The material below has pictures in it. Set down only the lines from the line containing "Clone this chart in matplotlib." through the line containing "plt.rcParams['font.family'] = ['Liberation", word for word, and leave the pictures behind.
□ □ □ □
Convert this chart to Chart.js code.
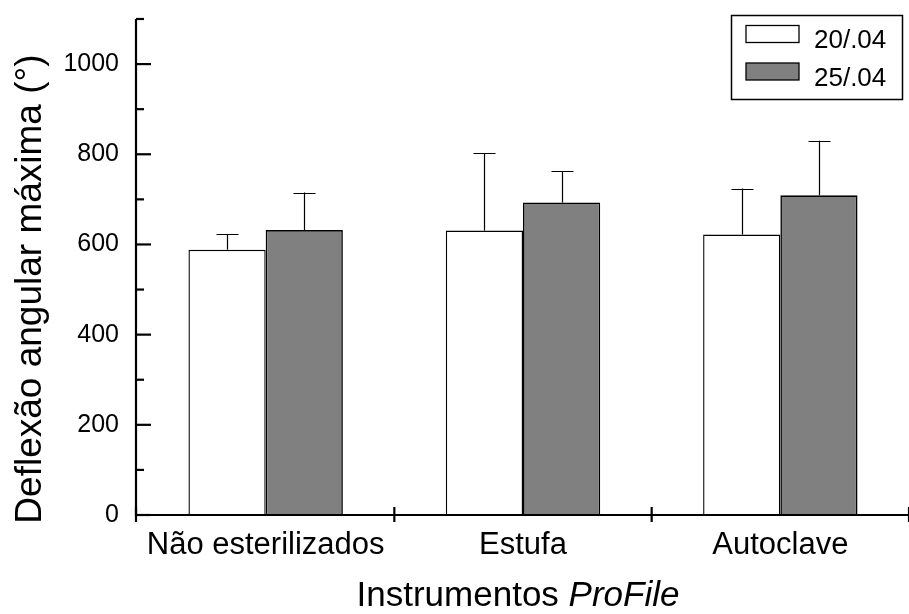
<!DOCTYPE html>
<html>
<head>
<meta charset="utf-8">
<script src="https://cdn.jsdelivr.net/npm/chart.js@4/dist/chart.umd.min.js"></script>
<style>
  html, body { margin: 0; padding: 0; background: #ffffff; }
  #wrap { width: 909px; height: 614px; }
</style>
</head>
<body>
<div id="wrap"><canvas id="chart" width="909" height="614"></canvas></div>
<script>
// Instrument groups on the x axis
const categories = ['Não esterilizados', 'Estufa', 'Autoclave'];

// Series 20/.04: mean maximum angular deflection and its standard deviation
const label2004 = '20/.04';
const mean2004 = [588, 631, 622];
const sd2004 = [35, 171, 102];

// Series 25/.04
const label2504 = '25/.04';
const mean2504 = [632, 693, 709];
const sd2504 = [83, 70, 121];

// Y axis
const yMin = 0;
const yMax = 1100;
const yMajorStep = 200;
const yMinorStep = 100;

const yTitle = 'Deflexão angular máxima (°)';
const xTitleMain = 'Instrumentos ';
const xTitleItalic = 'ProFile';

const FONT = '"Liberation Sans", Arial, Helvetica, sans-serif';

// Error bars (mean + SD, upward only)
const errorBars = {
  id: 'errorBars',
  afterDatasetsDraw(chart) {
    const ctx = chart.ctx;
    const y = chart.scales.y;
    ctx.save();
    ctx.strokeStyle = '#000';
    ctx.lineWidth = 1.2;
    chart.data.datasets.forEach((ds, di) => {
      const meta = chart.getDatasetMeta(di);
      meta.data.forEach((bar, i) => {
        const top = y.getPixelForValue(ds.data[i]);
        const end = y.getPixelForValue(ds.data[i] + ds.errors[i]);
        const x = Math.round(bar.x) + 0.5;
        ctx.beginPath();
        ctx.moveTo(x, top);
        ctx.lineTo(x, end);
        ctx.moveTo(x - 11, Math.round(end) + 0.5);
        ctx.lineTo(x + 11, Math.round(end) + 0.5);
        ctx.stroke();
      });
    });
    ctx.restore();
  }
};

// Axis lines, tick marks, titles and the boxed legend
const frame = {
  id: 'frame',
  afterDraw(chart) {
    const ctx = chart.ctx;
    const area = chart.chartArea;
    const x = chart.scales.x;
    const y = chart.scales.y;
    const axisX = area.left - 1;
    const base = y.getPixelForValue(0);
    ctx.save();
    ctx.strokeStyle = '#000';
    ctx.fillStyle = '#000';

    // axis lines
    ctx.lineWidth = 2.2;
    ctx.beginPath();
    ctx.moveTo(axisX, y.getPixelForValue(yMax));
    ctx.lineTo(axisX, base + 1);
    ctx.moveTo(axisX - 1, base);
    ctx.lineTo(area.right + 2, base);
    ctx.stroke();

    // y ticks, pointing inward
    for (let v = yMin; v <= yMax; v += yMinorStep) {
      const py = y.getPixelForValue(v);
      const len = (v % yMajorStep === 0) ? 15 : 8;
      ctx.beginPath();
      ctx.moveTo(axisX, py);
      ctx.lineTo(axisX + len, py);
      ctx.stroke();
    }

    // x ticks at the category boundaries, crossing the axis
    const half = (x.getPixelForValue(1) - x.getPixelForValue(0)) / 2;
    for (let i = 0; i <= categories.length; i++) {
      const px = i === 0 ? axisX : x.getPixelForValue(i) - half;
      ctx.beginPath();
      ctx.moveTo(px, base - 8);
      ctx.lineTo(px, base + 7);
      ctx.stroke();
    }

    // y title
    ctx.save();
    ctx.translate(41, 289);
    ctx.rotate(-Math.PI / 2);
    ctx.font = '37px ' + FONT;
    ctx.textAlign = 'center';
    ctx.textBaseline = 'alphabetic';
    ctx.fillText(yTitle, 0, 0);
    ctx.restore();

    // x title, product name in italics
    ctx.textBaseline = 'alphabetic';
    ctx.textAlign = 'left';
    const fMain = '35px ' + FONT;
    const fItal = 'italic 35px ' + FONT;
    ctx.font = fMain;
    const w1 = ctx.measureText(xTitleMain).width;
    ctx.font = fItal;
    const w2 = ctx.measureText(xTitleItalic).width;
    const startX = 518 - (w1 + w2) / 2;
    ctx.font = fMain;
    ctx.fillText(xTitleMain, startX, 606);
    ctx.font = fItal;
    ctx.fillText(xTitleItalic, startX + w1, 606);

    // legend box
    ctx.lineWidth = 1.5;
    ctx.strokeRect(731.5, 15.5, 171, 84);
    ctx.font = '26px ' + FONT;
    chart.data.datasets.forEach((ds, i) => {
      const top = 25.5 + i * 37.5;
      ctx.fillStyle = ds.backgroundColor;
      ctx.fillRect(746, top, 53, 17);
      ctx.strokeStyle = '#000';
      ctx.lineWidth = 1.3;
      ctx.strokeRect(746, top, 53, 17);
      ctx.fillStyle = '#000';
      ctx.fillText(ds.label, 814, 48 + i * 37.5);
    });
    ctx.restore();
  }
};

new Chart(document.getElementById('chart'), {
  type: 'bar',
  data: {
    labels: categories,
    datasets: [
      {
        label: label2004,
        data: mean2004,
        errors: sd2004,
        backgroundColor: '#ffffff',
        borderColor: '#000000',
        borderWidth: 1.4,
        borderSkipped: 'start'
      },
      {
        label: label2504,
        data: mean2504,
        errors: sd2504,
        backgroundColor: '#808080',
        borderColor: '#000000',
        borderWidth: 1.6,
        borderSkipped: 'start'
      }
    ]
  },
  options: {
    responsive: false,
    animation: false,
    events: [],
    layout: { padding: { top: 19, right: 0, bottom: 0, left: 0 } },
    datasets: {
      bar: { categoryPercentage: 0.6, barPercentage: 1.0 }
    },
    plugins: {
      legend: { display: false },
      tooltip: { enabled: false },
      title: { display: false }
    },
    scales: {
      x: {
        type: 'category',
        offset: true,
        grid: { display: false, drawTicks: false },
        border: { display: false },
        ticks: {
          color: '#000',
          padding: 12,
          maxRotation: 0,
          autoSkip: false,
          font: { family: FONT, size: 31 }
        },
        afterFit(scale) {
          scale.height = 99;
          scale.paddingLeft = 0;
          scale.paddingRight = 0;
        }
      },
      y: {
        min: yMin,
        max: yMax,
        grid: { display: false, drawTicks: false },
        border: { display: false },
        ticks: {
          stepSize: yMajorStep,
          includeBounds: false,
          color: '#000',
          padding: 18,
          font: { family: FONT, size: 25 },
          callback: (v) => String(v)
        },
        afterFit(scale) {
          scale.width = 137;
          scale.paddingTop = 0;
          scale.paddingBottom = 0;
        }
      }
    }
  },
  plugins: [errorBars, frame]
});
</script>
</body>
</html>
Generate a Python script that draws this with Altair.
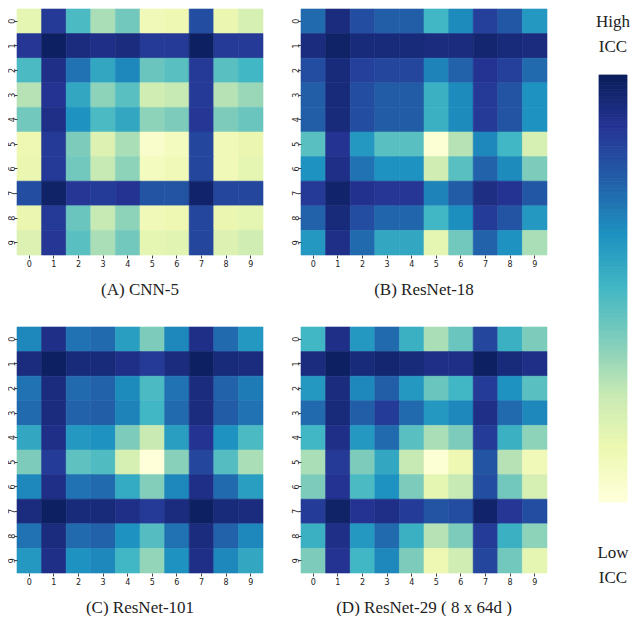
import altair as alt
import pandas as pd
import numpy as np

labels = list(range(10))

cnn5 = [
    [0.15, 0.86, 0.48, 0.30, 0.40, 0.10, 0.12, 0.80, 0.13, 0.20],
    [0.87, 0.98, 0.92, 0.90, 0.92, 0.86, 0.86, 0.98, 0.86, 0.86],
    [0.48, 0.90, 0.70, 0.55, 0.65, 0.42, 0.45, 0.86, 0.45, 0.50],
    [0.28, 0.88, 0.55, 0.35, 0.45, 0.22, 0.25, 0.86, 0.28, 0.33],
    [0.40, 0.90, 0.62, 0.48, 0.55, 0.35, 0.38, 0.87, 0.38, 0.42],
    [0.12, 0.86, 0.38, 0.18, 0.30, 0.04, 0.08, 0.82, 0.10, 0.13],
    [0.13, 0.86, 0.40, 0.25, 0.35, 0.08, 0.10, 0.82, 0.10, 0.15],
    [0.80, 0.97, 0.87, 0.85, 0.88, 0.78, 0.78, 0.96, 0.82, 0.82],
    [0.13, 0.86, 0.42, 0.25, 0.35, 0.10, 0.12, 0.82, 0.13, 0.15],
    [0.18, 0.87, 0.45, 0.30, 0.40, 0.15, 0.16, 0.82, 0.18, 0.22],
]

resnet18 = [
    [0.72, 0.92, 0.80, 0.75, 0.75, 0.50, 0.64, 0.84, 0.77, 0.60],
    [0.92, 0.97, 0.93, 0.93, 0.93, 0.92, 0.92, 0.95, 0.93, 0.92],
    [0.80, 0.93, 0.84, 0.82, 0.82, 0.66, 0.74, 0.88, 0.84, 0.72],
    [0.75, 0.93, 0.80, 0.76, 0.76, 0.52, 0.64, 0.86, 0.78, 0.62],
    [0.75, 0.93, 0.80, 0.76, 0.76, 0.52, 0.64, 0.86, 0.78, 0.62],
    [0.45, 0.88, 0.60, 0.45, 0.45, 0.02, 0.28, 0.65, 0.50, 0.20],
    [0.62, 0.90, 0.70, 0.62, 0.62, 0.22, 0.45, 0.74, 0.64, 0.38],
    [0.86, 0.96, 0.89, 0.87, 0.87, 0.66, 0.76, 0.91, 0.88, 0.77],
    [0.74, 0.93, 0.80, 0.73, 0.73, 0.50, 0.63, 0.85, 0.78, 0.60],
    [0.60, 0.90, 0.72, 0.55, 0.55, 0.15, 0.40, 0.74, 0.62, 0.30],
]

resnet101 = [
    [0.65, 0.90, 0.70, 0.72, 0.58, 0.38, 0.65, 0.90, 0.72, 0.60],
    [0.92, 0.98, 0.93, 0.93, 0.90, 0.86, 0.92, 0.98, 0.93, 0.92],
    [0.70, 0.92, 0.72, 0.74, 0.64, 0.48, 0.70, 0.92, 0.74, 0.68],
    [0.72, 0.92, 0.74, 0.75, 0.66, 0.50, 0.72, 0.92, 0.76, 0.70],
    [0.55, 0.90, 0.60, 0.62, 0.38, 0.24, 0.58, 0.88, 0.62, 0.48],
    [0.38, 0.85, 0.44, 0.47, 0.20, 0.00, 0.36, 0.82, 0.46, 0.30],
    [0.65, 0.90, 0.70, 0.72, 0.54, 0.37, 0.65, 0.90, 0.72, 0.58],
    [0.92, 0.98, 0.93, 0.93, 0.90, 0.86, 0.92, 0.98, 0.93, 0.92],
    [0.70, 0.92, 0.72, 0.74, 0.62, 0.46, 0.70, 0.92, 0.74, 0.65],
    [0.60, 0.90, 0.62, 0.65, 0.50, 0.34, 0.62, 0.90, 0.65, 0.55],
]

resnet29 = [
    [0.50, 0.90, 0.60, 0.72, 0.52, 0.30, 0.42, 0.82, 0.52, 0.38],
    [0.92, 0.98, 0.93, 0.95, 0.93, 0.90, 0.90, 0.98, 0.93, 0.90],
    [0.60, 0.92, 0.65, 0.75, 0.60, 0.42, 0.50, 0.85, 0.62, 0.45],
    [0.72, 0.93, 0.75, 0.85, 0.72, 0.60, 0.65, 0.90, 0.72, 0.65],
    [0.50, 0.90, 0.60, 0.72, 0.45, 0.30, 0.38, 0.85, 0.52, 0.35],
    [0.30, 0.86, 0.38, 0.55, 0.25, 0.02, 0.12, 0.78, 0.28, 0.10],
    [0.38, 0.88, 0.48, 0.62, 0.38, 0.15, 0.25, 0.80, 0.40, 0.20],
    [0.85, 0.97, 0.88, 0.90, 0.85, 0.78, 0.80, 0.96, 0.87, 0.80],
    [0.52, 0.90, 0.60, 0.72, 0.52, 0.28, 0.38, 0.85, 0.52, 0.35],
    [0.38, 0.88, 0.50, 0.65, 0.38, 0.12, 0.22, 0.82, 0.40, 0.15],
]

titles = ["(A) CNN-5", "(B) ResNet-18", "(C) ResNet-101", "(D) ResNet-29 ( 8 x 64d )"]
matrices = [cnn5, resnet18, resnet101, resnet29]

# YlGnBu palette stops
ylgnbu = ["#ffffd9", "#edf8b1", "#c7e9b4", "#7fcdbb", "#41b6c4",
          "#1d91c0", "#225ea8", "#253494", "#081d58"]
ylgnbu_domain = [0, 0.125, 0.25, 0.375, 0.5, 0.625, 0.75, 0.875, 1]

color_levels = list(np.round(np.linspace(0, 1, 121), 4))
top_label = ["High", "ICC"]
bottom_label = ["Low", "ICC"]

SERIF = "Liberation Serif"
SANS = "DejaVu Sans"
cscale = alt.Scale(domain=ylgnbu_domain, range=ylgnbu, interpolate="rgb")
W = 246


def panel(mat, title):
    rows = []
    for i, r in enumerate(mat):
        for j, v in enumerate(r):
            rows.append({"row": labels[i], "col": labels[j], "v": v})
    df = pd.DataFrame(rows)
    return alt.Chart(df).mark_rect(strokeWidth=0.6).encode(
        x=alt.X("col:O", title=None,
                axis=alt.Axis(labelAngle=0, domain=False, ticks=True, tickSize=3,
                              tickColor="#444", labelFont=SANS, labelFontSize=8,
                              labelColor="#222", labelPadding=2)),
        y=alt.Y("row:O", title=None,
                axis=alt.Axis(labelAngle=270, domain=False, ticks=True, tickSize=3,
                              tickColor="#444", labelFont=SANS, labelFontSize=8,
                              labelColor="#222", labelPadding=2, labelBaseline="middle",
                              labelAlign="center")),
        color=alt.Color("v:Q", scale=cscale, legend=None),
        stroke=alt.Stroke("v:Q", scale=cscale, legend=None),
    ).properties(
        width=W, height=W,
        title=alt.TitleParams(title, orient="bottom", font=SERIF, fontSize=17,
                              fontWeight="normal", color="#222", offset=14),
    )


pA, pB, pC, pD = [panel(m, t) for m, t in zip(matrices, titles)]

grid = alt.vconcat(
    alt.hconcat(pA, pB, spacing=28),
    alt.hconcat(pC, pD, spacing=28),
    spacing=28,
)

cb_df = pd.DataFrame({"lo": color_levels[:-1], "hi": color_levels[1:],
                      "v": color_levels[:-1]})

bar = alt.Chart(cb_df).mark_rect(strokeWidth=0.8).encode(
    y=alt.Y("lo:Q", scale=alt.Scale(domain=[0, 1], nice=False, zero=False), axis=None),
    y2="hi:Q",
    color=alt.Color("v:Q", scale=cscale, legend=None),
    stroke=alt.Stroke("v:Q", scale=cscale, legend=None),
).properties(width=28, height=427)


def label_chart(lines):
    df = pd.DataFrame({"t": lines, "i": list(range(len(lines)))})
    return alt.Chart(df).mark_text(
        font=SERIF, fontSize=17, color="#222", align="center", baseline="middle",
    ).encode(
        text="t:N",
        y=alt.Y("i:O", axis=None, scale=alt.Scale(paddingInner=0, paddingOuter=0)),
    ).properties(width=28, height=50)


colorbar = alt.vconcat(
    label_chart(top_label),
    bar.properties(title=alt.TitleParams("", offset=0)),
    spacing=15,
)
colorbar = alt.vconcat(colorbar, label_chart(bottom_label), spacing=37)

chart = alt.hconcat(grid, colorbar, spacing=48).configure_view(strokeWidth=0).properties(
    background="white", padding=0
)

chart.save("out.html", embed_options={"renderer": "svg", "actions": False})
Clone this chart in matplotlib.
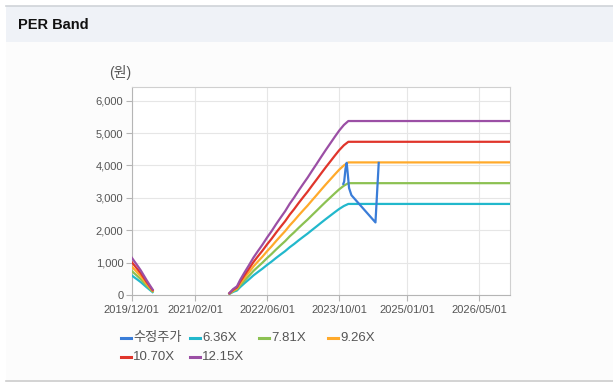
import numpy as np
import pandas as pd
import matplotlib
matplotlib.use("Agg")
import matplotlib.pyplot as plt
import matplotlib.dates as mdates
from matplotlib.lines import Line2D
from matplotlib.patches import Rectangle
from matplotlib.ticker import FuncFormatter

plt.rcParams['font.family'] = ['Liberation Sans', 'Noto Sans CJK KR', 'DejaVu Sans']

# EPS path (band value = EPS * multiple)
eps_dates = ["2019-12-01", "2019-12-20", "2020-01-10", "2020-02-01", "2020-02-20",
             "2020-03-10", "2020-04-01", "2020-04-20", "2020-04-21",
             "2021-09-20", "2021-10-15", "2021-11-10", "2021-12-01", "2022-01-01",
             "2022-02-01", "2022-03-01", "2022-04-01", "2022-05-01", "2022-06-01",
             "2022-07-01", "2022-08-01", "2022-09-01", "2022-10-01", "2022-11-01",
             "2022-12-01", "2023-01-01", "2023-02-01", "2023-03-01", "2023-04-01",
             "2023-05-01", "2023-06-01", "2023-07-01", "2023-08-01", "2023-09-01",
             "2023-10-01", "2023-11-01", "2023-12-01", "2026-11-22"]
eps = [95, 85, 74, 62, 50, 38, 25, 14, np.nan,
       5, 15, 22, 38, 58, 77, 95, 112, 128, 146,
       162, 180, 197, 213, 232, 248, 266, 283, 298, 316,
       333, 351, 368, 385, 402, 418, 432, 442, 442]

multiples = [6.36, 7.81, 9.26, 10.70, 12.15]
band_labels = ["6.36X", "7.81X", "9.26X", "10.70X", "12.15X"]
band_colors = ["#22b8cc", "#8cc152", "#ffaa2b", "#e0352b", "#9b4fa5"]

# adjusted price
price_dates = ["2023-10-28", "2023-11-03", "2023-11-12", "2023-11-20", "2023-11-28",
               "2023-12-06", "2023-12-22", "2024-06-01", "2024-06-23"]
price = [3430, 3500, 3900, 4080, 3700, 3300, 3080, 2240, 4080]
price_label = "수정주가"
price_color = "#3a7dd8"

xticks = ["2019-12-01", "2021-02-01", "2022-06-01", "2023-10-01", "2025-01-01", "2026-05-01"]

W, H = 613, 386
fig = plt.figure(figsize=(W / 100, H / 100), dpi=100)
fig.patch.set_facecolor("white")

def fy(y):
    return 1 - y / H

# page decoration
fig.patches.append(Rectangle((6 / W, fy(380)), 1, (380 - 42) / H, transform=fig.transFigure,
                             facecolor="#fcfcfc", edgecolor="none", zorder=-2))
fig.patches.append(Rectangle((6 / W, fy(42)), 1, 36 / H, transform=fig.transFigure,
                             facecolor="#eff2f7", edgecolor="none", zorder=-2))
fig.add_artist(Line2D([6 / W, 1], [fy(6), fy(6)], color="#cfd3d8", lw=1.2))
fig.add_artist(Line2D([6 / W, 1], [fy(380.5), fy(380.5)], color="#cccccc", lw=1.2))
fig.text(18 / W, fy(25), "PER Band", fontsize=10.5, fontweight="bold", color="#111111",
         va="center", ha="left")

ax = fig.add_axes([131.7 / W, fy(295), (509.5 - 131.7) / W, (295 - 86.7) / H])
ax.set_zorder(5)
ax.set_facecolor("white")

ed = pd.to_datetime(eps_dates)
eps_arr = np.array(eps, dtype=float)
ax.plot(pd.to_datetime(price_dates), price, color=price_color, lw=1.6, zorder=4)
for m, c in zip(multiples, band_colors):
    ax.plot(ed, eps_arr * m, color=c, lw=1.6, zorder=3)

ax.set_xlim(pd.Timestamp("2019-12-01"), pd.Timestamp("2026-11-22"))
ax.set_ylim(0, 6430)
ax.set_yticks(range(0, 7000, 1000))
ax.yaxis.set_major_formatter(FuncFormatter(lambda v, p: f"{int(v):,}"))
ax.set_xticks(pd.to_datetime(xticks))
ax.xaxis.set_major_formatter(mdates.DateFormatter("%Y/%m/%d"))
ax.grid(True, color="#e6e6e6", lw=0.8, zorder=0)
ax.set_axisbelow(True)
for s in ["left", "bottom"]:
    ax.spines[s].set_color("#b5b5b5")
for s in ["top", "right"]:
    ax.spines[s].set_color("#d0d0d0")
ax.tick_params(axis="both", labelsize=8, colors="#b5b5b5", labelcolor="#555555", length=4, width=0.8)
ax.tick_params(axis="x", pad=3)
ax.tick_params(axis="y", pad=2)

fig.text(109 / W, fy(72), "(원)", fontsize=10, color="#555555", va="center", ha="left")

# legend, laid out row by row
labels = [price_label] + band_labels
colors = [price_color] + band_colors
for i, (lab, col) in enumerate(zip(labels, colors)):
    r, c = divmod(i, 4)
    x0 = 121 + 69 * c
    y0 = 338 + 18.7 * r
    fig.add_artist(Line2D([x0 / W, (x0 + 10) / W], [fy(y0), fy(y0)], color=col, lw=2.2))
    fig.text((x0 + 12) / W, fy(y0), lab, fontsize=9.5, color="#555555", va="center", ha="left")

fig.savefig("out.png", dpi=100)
□ □ □ □
__The response__.
Clone this chart in matplotlib.
import numpy as np
import pandas as pd
import matplotlib
matplotlib.use("Agg")
import matplotlib.pyplot as plt
import matplotlib.dates as mdates
from matplotlib.lines import Line2D
from matplotlib.patches import Rectangle
from matplotlib.ticker import FuncFormatter

plt.rcParams['font.family'] = ['Liberation Sans', 'Noto Sans CJK KR', 'DejaVu Sans']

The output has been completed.